Is Rutherford scattering formula inconsistent with reality? On our way to deriving the famous Rutherford scattering formula, we get a formula for the fraction ($f$) of incident alpha particles scattered by $\theta$ or more and this formula has the form
$$f=\pi n t\left(\frac{Ze^2}{4\pi \epsilon_0 K_E}\right)^2\cot^2(\theta/2)$$
where $n$ is the number of atoms per unit volume, $t$ is the thickness of the foil etc. My issue with this is that the right handed limit of $\cot^2(\theta/2)$ as $\theta \to 0+$ is infinity. But this leads to a contradiction because we expect that the fraction of particles scattered by an angle of $0$ degrees or more should be exactly one. This formula makes the claim that the fraction is in fact infinite.

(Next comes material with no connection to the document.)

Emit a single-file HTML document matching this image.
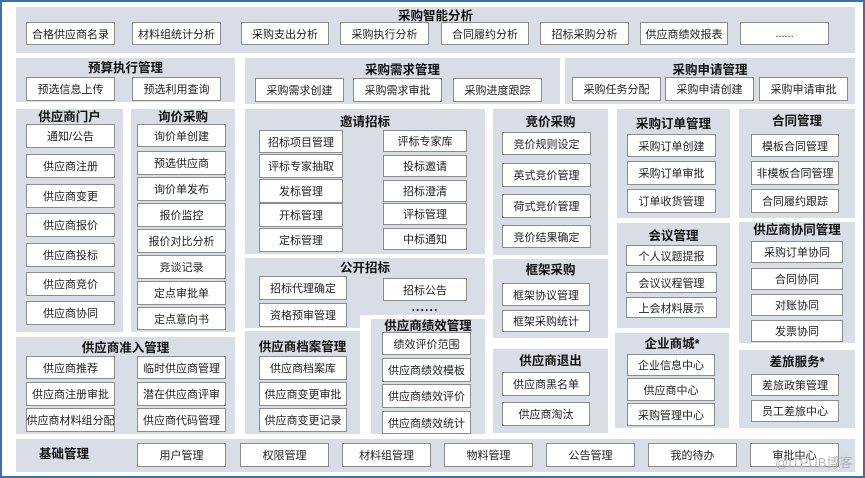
<!DOCTYPE html>
<html><head><meta charset="utf-8"><style>
body{margin:0;width:865px;height:478px;background:#fff;position:relative;overflow:hidden;font-family:"Liberation Sans","Noto Sans CJK SC",sans-serif;}
.frame{position:absolute;left:0;top:0;width:861px;height:474px;border:2px solid #3f6fa6;}
.p{position:absolute;background:#d8dde6;}
.t{position:absolute;font-weight:bold;font-size:12.5px;color:#111;text-align:center;white-space:nowrap;line-height:14px;}
.b{position:absolute;background:#fff;border:1px solid #8c8c8c;box-sizing:border-box;font-size:11px;color:#222;text-align:center;white-space:nowrap;display:flex;align-items:center;justify-content:center;}
</style></head><body>
<div class="frame"></div>
<!-- panels -->
<div class="p" style="left:16px;top:7px;width:839px;height:46px"></div>
<div class="p" style="left:16px;top:58px;width:219px;height:44px"></div>
<div class="p" style="left:245px;top:58px;width:315px;height:46px"></div>
<div class="p" style="left:565px;top:58px;width:290px;height:46px"></div>
<div class="p" style="left:16px;top:109px;width:107px;height:223px"></div>
<div class="p" style="left:131px;top:109px;width:104px;height:223px"></div>
<div class="p" style="left:245px;top:109px;width:240px;height:145px"></div>
<div class="p" style="left:245px;top:258px;width:240px;height:57px"></div>
<div class="p" style="left:245px;top:315px;width:115px;height:13px"></div>
<div class="p" style="left:16px;top:337px;width:219px;height:97px"></div>
<div class="p" style="left:245px;top:331px;width:115px;height:103px"></div>
<div class="p" style="left:371px;top:319px;width:114px;height:115px"></div>
<div class="p" style="left:493px;top:109px;width:115px;height:146px"></div>
<div class="p" style="left:493px;top:259px;width:115px;height:79px"></div>
<div class="p" style="left:493px;top:349px;width:115px;height:84px"></div>
<div class="p" style="left:617px;top:109px;width:113px;height:109px"></div>
<div class="p" style="left:617px;top:223px;width:113px;height:105px"></div>
<div class="p" style="left:615px;top:333px;width:114px;height:95px"></div>
<div class="p" style="left:739px;top:109px;width:116px;height:109px"></div>
<div class="p" style="left:739px;top:222px;width:116px;height:121px"></div>
<div class="p" style="left:739px;top:350px;width:116px;height:78px"></div>
<div class="p" style="left:16px;top:439px;width:839px;height:33px"></div>

<!-- titles -->
<div class="t" style="left:16px;width:839px;top:9px">采购智能分析</div>
<div class="t" style="left:16px;width:219px;top:61px">预算执行管理</div>
<div class="t" style="left:245px;width:315px;top:63px">采购需求管理</div>
<div class="t" style="left:565px;width:290px;top:63px">采购申请管理</div>
<div class="t" style="left:16px;width:107px;top:110px">供应商门户</div>
<div class="t" style="left:131px;width:104px;top:110px">询价采购</div>
<div class="t" style="left:245px;width:240px;top:115px">邀请招标</div>
<div class="t" style="left:245px;width:240px;top:261px">公开招标</div>
<div class="t" style="left:16px;width:219px;top:341px">供应商准入管理</div>
<div class="t" style="left:245px;width:115px;top:340px">供应商档案管理</div>
<div class="t" style="left:371px;width:114px;top:319px">供应商绩效管理</div>
<div class="t" style="left:493px;width:115px;top:115px">竞价采购</div>
<div class="t" style="left:493px;width:115px;top:263px">框架采购</div>
<div class="t" style="left:493px;width:115px;top:354px">供应商退出</div>
<div class="t" style="left:617px;width:113px;top:117px">采购订单管理</div>
<div class="t" style="left:617px;width:113px;top:229px">会议管理</div>
<div class="t" style="left:615px;width:114px;top:337px">企业商城*</div>
<div class="t" style="left:739px;width:116px;top:114px">合同管理</div>
<div class="t" style="left:739px;width:116px;top:223px">供应商协同管理</div>
<div class="t" style="left:739px;width:116px;top:355px">差旅服务*</div>
<div class="t" style="left:24px;width:80px;top:447px">基础管理</div>
<div class="t" style="left:395px;width:60px;top:300px;letter-spacing:1px">......</div>

<!-- top row -->
<div class="b" style="left:26px;top:22px;width:89px;height:23px">合格供应商名录</div>
<div class="b" style="left:132px;top:22px;width:89px;height:23px">材料组统计分析</div>
<div class="b" style="left:241px;top:22px;width:88px;height:23px">采购支出分析</div>
<div class="b" style="left:340px;top:22px;width:89px;height:23px">采购执行分析</div>
<div class="b" style="left:441px;top:22px;width:88px;height:23px">合同履约分析</div>
<div class="b" style="left:540px;top:22px;width:89px;height:23px">招标采购分析</div>
<div class="b" style="left:640px;top:22px;width:88px;height:23px">供应商绩效报表</div>
<div class="b" style="left:740px;top:22px;width:89px;height:23px">......</div>

<div class="b" style="left:26px;top:77px;width:89px;height:24px">预选信息上传</div>
<div class="b" style="left:132px;top:77px;width:89px;height:24px">预选利用查询</div>
<div class="b" style="left:255px;top:78px;width:89px;height:24px">采购需求创建</div>
<div class="b" style="left:353px;top:78px;width:89px;height:24px">采购需求审批</div>
<div class="b" style="left:453px;top:78px;width:89px;height:24px">采购进度跟踪</div>
<div class="b" style="left:572px;top:77px;width:89px;height:24px">采购任务分配</div>
<div class="b" style="left:665px;top:77px;width:89px;height:24px">采购申请创建</div>
<div class="b" style="left:759px;top:77px;width:89px;height:24px">采购申请审批</div>

<!-- 供应商门户 -->
<div class="b" style="left:26px;top:124px;width:89px;height:24px">通知/公告</div>
<div class="b" style="left:26px;top:154px;width:89px;height:24px">供应商注册</div>
<div class="b" style="left:26px;top:184px;width:89px;height:24px">供应商变更</div>
<div class="b" style="left:26px;top:213px;width:89px;height:24px">供应商报价</div>
<div class="b" style="left:26px;top:243px;width:89px;height:24px">供应商投标</div>
<div class="b" style="left:26px;top:272px;width:89px;height:24px">供应商竞价</div>
<div class="b" style="left:26px;top:301px;width:89px;height:24px">供应商协同</div>
<!-- 询价采购 -->
<div class="b" style="left:137px;top:124px;width:89px;height:23px">询价单创建</div>
<div class="b" style="left:137px;top:151px;width:89px;height:24px">预选供应商</div>
<div class="b" style="left:137px;top:177px;width:89px;height:24px">询价单发布</div>
<div class="b" style="left:137px;top:203px;width:89px;height:24px">报价监控</div>
<div class="b" style="left:137px;top:229px;width:89px;height:24px">报价对比分析</div>
<div class="b" style="left:137px;top:255px;width:89px;height:24px">竞谈记录</div>
<div class="b" style="left:137px;top:281px;width:89px;height:24px">定点审批单</div>
<div class="b" style="left:137px;top:307px;width:89px;height:23px">定点意向书</div>
<!-- 邀请招标 -->
<div class="b" style="left:259px;top:130px;width:84px;height:23px">招标项目管理</div>
<div class="b" style="left:259px;top:154px;width:84px;height:24px">评标专家抽取</div>
<div class="b" style="left:259px;top:179px;width:84px;height:24px">发标管理</div>
<div class="b" style="left:259px;top:203px;width:84px;height:24px">开标管理</div>
<div class="b" style="left:259px;top:228px;width:84px;height:24px">定标管理</div>
<div class="b" style="left:383px;top:130px;width:84px;height:22px">评标专家库</div>
<div class="b" style="left:383px;top:155px;width:84px;height:22px">投标邀请</div>
<div class="b" style="left:383px;top:180px;width:84px;height:22px">招标澄清</div>
<div class="b" style="left:383px;top:203px;width:84px;height:22px">评标管理</div>
<div class="b" style="left:383px;top:228px;width:84px;height:22px">中标通知</div>
<!-- 公开招标 -->
<div class="b" style="left:259px;top:276px;width:88px;height:24px">招标代理确定</div>
<div class="b" style="left:383px;top:278px;width:84px;height:23px">招标公告</div>
<div class="b" style="left:259px;top:303px;width:88px;height:24px">资格预审管理</div>
<!-- 准入 -->
<div class="b" style="left:26px;top:356px;width:89px;height:23px">供应商推荐</div>
<div class="b" style="left:26px;top:382px;width:89px;height:24px">供应商注册审批</div>
<div class="b" style="left:26px;top:408px;width:89px;height:24px">供应商材料组分配</div>
<div class="b" style="left:137px;top:356px;width:89px;height:23px">临时供应商管理</div>
<div class="b" style="left:137px;top:382px;width:89px;height:24px">潜在供应商评审</div>
<div class="b" style="left:137px;top:408px;width:89px;height:24px">供应商代码管理</div>
<!-- 档案 -->
<div class="b" style="left:259px;top:356px;width:88px;height:24px">供应商档案库</div>
<div class="b" style="left:259px;top:382px;width:88px;height:24px">供应商变更审批</div>
<div class="b" style="left:259px;top:408px;width:88px;height:24px">供应商变更记录</div>
<!-- 绩效 -->
<div class="b" style="left:382px;top:332px;width:89px;height:23px">绩效评价范围</div>
<div class="b" style="left:382px;top:358px;width:89px;height:24px">供应商绩效模板</div>
<div class="b" style="left:382px;top:384px;width:89px;height:24px">供应商绩效评价</div>
<div class="b" style="left:382px;top:411px;width:89px;height:23px">供应商绩效统计</div>
<!-- 竞价 -->
<div class="b" style="left:502px;top:132px;width:89px;height:23px">竞价规则设定</div>
<div class="b" style="left:502px;top:163px;width:89px;height:24px">英式竞价管理</div>
<div class="b" style="left:502px;top:194px;width:89px;height:24px">荷式竞价管理</div>
<div class="b" style="left:502px;top:225px;width:89px;height:23px">竞价结果确定</div>
<div class="b" style="left:502px;top:283px;width:88px;height:23px">框架协议管理</div>
<div class="b" style="left:502px;top:310px;width:88px;height:22px">框架采购统计</div>
<div class="b" style="left:502px;top:372px;width:88px;height:24px">供应商黑名单</div>
<div class="b" style="left:502px;top:402px;width:88px;height:24px">供应商淘汰</div>
<!-- 订单 -->
<div class="b" style="left:627px;top:134px;width:89px;height:23px">采购订单创建</div>
<div class="b" style="left:627px;top:161px;width:89px;height:24px">采购订单审批</div>
<div class="b" style="left:627px;top:189px;width:89px;height:24px">订单收货管理</div>
<div class="b" style="left:626px;top:245px;width:91px;height:21px">个人议题提报</div>
<div class="b" style="left:626px;top:272px;width:91px;height:21px">会议议程管理</div>
<div class="b" style="left:626px;top:297px;width:91px;height:21px">上会材料展示</div>
<div class="b" style="left:627px;top:354px;width:88px;height:22px">企业信息中心</div>
<div class="b" style="left:627px;top:378px;width:88px;height:23px">供应商中心</div>
<div class="b" style="left:627px;top:403px;width:88px;height:23px">采购管理中心</div>
<!-- 合同 -->
<div class="b" style="left:751px;top:134px;width:88px;height:23px">模板合同管理</div>
<div class="b" style="left:751px;top:161px;width:88px;height:24px">非模板合同管理</div>
<div class="b" style="left:751px;top:189px;width:88px;height:24px">合同履约跟踪</div>
<div class="b" style="left:751px;top:241px;width:92px;height:22px">采购订单协同</div>
<div class="b" style="left:751px;top:268px;width:92px;height:22px">合同协同</div>
<div class="b" style="left:751px;top:294px;width:92px;height:22px">对账协同</div>
<div class="b" style="left:751px;top:320px;width:92px;height:22px">发票协同</div>
<div class="b" style="left:751px;top:374px;width:88px;height:22px">差旅政策管理</div>
<div class="b" style="left:751px;top:400px;width:88px;height:22px">员工差旅中心</div>
<!-- 基础 -->
<div class="b" style="left:137px;top:443px;width:89px;height:24px">用户管理</div>
<div class="b" style="left:240px;top:443px;width:89px;height:24px">权限管理</div>
<div class="b" style="left:342px;top:443px;width:89px;height:24px">材料组管理</div>
<div class="b" style="left:444px;top:443px;width:89px;height:24px">物料管理</div>
<div class="b" style="left:546px;top:443px;width:89px;height:24px">公告管理</div>
<div class="b" style="left:648px;top:443px;width:89px;height:24px">我的待办</div>
<div class="b" style="left:750px;top:443px;width:89px;height:24px">审批中心</div>
<div style="position:absolute;left:775px;top:452px;font-size:13px;color:rgba(170,170,170,0.8)">@ITPUB博客</div>
</body></html>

So what is going on here? Is it that the formula breaks down for all angles smaller than that particular angle $\theta_0$ for which $f(\theta_0)=1$?
Any help on this issue would be greatly appreciated!
 A: Let's take a step back.
We begin with the impact parameter $b(\theta)$
and the total cross section $\sigma(\theta)$
for an alpha particle being scattered by an angle of $\theta$ or more
by a single atomic nucleus.
$$b(\theta) = \frac{Ze^2}{4\pi \epsilon_0 K_E}\cot(\theta/2)$$
$$\sigma(\theta) = \pi b^2(\theta) = \pi\left(\frac{Ze^2}{4\pi \epsilon_0 K_E}\right)^2\cot^2(\theta/2) \tag{1}$$
The important thing is: This formula was derived from analyzing a two-body-problem
(an alpha particle and a single atomic nucleus).
I.e. the alpha particle suffered only one single scattering event.
This approximation is fine when you consider only sufficiently
large scattering angles $\theta$, or equivalently, sufficiently
small cross section areas $\sigma(\theta)$.
Then there is only one atomic nucleus inside a cylindrical tube
of cross section area $\sigma(\theta)$.
And you can apply statistical reasoning to find the fraction
$f(\theta)$ of alpha particles being scattered by the many
atomic nuclei of a gold foil.
$$\begin{align}
f(\theta) &= n t \sigma(\theta) \\
 &= \pi n t \left(\frac{Ze^2}{4\pi \epsilon_0 K_E}\right)^2\cot^2(\theta/2)
\end{align} \tag{2}$$
The situation becomes more complicated when you consider smaller
scattering angles $\theta$, or equivalently, bigger cross section
areas $\sigma(\theta)$.
Then there will be several atomic nuclei within the cylindrical
tube of area $\sigma$.
And hence the alpha particle will be scattered by more than one atomic nucleus.
That means, the requirement (single scattering event) used to derive
formulas (1) and (2) is no longer valid
and the formulas can no longer be applied.
So formula (2) is only applicable if $f(\theta)\ll 1$.